I agree about the importance of opening lines but I have to be careful WHEN in the story process I agonize over such things.
It’s easy to become fixated on the opening. So I have learned for myself not to go back and get into fixated mode until I’ve gone through a couple revisions. But every writer has a different system…
My all-time favorite first line is from The Winter of Her Discontent by Kathryn Miller Haines: “Some guys brought you flowers; Al brought meat.” (It’s an excellent mystery series featuring WWII actress/sleuth, Rosie Winters.)
I sometimes come up with a first line before I even know what the story is going to be. Even when the first chapter gets rewritten, the opening line usually stays mostly intact.
I’ve bought books based on the first line and/or first paragraph. I’ve also put books back on the shelf because I didn’t like the opening line.

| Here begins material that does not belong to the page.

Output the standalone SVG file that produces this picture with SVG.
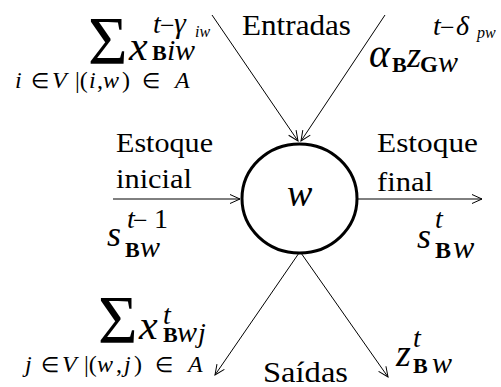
<svg xmlns="http://www.w3.org/2000/svg" width="501" height="387" viewBox="0 0 501 387" font-family="Liberation Serif, serif">
<style>
text { font-family: "Liberation Serif", serif; fill: #000; }
.it { font-style: italic; }
.bd { font-weight: bold; }
.ln { stroke: #000; stroke-width: 1; fill: none; }
</style>
<defs>
<marker id="ah" markerUnits="userSpaceOnUse" markerWidth="14" markerHeight="12" refX="11" refY="5" orient="auto" viewBox="0 0 14 12">
<path d="M1,0.5 L11,5 L1,9.5" fill="none" stroke="#000" stroke-width="1"/>
</marker>
</defs>
<rect width="501" height="387" fill="#fff"/>
<g id="connectors">
<line class="ln" x1="212" y1="15" x2="298" y2="141" marker-end="url(#ah)"/>
<line class="ln" x1="385" y1="15" x2="301" y2="141" marker-end="url(#ah)"/>
<line class="ln" x1="113" y1="199" x2="240" y2="199" marker-end="url(#ah)"/>
<line class="ln" x1="358" y1="199" x2="482" y2="199" marker-end="url(#ah)"/>
<line class="ln" x1="299" y1="253" x2="215" y2="375" marker-end="url(#ah)"/>
<line class="ln" x1="301" y1="253" x2="388" y2="377" marker-end="url(#ah)"/>
</g>
<g id="node-w">
<ellipse cx="299.5" cy="198.5" rx="57.5" ry="54.5" fill="none" stroke="#000" stroke-width="3"/>
<text class="it" x="287" y="206" font-size="38">w</text>
</g>
<g id="labels">
<text x="242" y="35" font-size="30" textLength="109" lengthAdjust="spacingAndGlyphs">Entradas</text>
<text x="116" y="152" font-size="28" textLength="97" lengthAdjust="spacingAndGlyphs">Estoque</text>
<text x="116" y="188" font-size="28" textLength="76" lengthAdjust="spacingAndGlyphs">inicial</text>
<text x="377" y="152" font-size="28" textLength="101" lengthAdjust="spacingAndGlyphs">Estoque</text>
<text x="377" y="191" font-size="28" textLength="56" lengthAdjust="spacingAndGlyphs">final</text>
<text x="263" y="382" font-size="30" textLength="85" lengthAdjust="spacingAndGlyphs">Saídas</text>
</g>
<g id="expr-in-sum">
<text x="88" y="63" font-size="68">Σ</text>
<text class="it" x="129" y="60" font-size="42">x</text>
<text class="it" x="153" y="33" font-size="28">t</text>
<text x="160" y="34" font-size="26">−</text>
<text class="it" x="174" y="33" font-size="30">γ</text>
<text class="it" x="195" y="37" font-size="16">iw</text>
<text class="bd" x="152" y="60" font-size="22">B</text>
<text class="it" x="167" y="60" font-size="30">i<tspan x="175">w</tspan></text>
<text y="88" font-size="24"><tspan class="it" x="15">i</tspan><tspan x="31" font-size="21">∈</tspan><tspan class="it" x="52">V</tspan><tspan x="75">|(</tspan><tspan class="it" x="89">i</tspan><tspan x="97">,</tspan><tspan class="it" x="103">w</tspan><tspan x="122">)</tspan><tspan x="142" font-size="21">∈</tspan><tspan class="it" x="175">A</tspan></text>
</g>
<g id="expr-in-z">
<text class="it" x="369" y="67" font-size="40">α</text>
<text class="bd" x="392" y="72" font-size="22">B</text>
<text class="it" x="407" y="67" font-size="36">z</text>
<text class="bd" x="420" y="72" font-size="23">G</text>
<text class="it" x="438" y="72" font-size="30">w</text>
<text class="it" x="433" y="35" font-size="28">t</text>
<text x="440" y="36" font-size="26">−</text>
<text class="it" x="456" y="35" font-size="28">δ</text>
<text class="it" x="477" y="38" font-size="16">pw</text>
</g>
<g id="expr-s-init">
<text class="it" x="107" y="246" font-size="36">s</text>
<text class="it" x="127" y="228" font-size="28">t</text>
<text x="133" y="229" font-size="26">−</text>
<text x="154" y="228" font-size="28">1</text>
<text class="bd" x="125" y="257" font-size="22">B</text>
<text class="it" x="140" y="257" font-size="30">w</text>
</g>
<g id="expr-s-final">
<text class="it" x="417" y="248" font-size="36">s</text>
<text class="it" x="435" y="228" font-size="28">t</text>
<text class="bd" x="435" y="258" font-size="24">B</text>
<text class="it" x="453" y="258" font-size="32">w</text>
</g>
<g id="expr-out-sum">
<text x="98" y="342" font-size="68">Σ</text>
<text class="it" x="139" y="339" font-size="42">x</text>
<text class="it" x="163" y="324" font-size="28">t</text>
<text class="bd" x="163" y="342" font-size="22">B</text>
<text class="it" x="177" y="342" font-size="30">w</text>
<text class="it" x="198" y="342" font-size="28">j</text>
<text y="372" font-size="24"><tspan class="it" x="25">j</tspan><tspan x="41" font-size="21">∈</tspan><tspan class="it" x="62">V</tspan><tspan x="84">|(</tspan><tspan class="it" x="97">w</tspan><tspan x="116">,</tspan><tspan class="it" x="124">j</tspan><tspan x="134">)</tspan><tspan x="155" font-size="21">∈</tspan><tspan class="it" x="188">A</tspan></text>
</g>
<g id="expr-out-z">
<text class="it" x="396" y="366" font-size="38">z</text>
<text class="it" x="413" y="347" font-size="28">t</text>
<text class="bd" x="413" y="373" font-size="22">B</text>
<text class="it" x="432" y="373" font-size="30">w</text>
</g>
</svg>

Joyce, you and I are on the same page. I knew the first line of a couple of my books months before starting the first draft. And like you, I have bought or passed on books after reading the first line.
One recommendation I never take is for someone to tell me about a great book that really gets going after 50 or so pages. Not interested. I’d rather read one that gets going on page 1.
A great favorite from the grandfather of all suspense authors: “True…nervous, very, very dreadfully nervous I had been and am, but why will you say that I am mad?” –Poe, The Telltale Heart
We were about to give up and call it a night when somebody dropped the girl off the bridge. – John D. MacDonald, Darker Than Amber
BK, that’s an excellent approach. It’s so hard to resist tweaking along the way.
Kent, Poe was the master of first lines, and you picked one of my favorites.
Jim, I defy anyone to stop reading after that first line. Good pick.
“Here is Edward Bear, coming downstairs now, bump, bump, bump, on the back of his head, behind Christopher Robin. It is, as far as he knows, the only way of coming downstairs, but sometimes he feels that there really is another way, if only he could stop bumping for a moment and think of it.”
A. A. Milne
Great example, SuSaw. You’ve got to at least read the next line. And that’s the whole idea.
“When Sean Devine and Jimmy Marcus were kids, their fathers worked together at the Coleman Candy plant and carried the stench of warm chocolate back home with them.”
-Mystic River by Dennis Lehane
It would hardly be a coincidence that no language on earth has ever produced the expression “As pretty as an airport.”
Douglas Adams, The Long Dark Tea Time of the Soul.
Or:
The history of the universe has gotten a little muddled for a number of reasons: partly because those who are keeping track of it have got a little muddled, but also because some very muddling things have been happening anyway.
Also Douglas Adams, from Mostly Harmless (first in the Hitch Hikers Guide to the Galaxy series).
Hi Joe,
Love the first line game. Recently I’ve enjoyed Kathryn Lilley’s first line, “Everyone wants a body to die for,” from Makeovers Can Be Murder.
And although this may be cheating, because it’s a first chapter and not the prologue beginning, I love Neil Gaiman’s first sentence from Neverwhere: “She had been running for four days now, a harum-scarum tumbling flight through passages and tunnels.”
I change my first lines so many times. I don’t stress over it till everything else is done.
Thanks for the fun, Joe.
Great additions Michelle, Basil and Jullian. Thanks.
“In the beginning the Universe was created. This has made a lot of people very angry and has been widely regarded as a bad move.”